La Morte Saison
#1
Posted 22 November 2006 - 03:58 PM
(Poème à deux voix)
— C’est la morte saison
Mais de quoi meurent-elles ?
La princesse lointaine aux cheveux d’amertume
Ne chevauchera plus parmi les châtaigniers.
Sa fière jument blanche évanouie dans la brume
Fuyant le souvenir de sa haute lignée
— Les chimères s’en vont
Quand l’hiver les appelle…
Elle est peut-être allée dans les pas de la nuit,
Au trot, le regard clair fixé sur les mystères,
Tournant dans l’allée sombre au delà des grands buis,
Dissoudre son désir dans l’obscur des jachères.
— Sournoises sentinelles,
Les démons guetteront.
Près des bassins de marbre aux statues de soupirs,
Elle ne viendra plus vous offrir son attente.
Le rosier s’est fané, l’eau calme va croupir,
Un souffle éparpille au vent les âmes mouvantes
— Que nous dévoile l’eau
Immobile et profonde,
Le poète errera feue la rose à la main,
Chère rose incarnat ensemencée de pruine,
L’espoir ourlé dans l’âme et le coeur en chemin,
Fantôme opalescent hâve lambeau de bruine...
— Des gouffres abyssaux,
L’intime de nos mondes ?
Les statues vert-de-gris des belles nymphes nues
Se penchent: elles contemplent cet or incolore,
Le clair cristal que voile un souffle si ténu
Et dans la profondeur le reflet s’évapore.

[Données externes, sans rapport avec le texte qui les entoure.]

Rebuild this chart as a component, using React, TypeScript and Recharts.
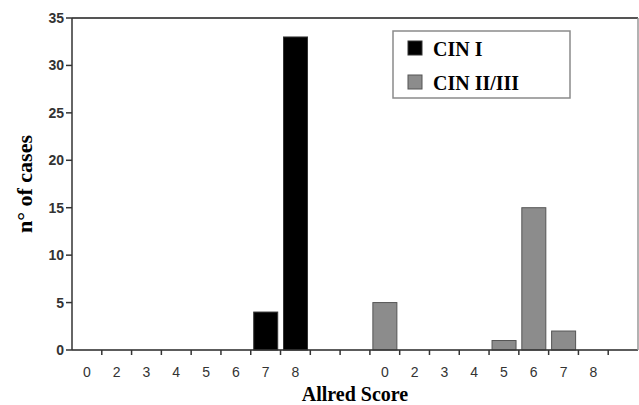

— Que gravent les chagrins
Aux paupières des marbres ?
Les sources débordantes ne couleront plus
Qu’en fontaines à l’onde insondable et ombreuse,
Réfugiées et noyées dans les recoins feuillus,
Ne reflèteront plus les nuées voyageuses.
— Les secrets, les écrins
De nos soupirs funèbres?
La forêt murmurante et obscure enfouira
Pour toujours les regrets, les amours, les ivresses
Dans les murs ivoirins d’un château d’opéra
Dissimulé au cœur de l’ombre forteresse
— Nous le découvrirons
En cherchant les cachettes
Aux sources défuntes ceintes de nostalgie
Je reste seule assise sur la pierre grise
Où soupire l’eau noire immobile et rougie
De feuilles ou de sang, mon amour s’éternise...
— Où nous protègerons
Nos rêves et nos quêtes.
Artemisia
#2
Posted 22 November 2006 - 04:17 PM
Sinon, pour la métrique, presque tous les alexandrins sont bien balancés. Me paraissent fautifs ou boiteux :
"Un souffle éparpille au vent les âmes mouvantes" (douze syllabes, mais la structure de l'alexandrin est 7 / 5, ce qui le rend difficile à scander harmonieusement)
"Se-pen-chent:-e-lles-con-tem-plent-cet-or-in-co-lore" (treize syllabes)
"Les sources débordantes ne couleront plus" (structure 7 / 5)
"Aux sources défuntes ceintes de nostalgie" (structure 7 / 5)
"Je reste seule assise sur la pierre grise" (structure 7 / 5)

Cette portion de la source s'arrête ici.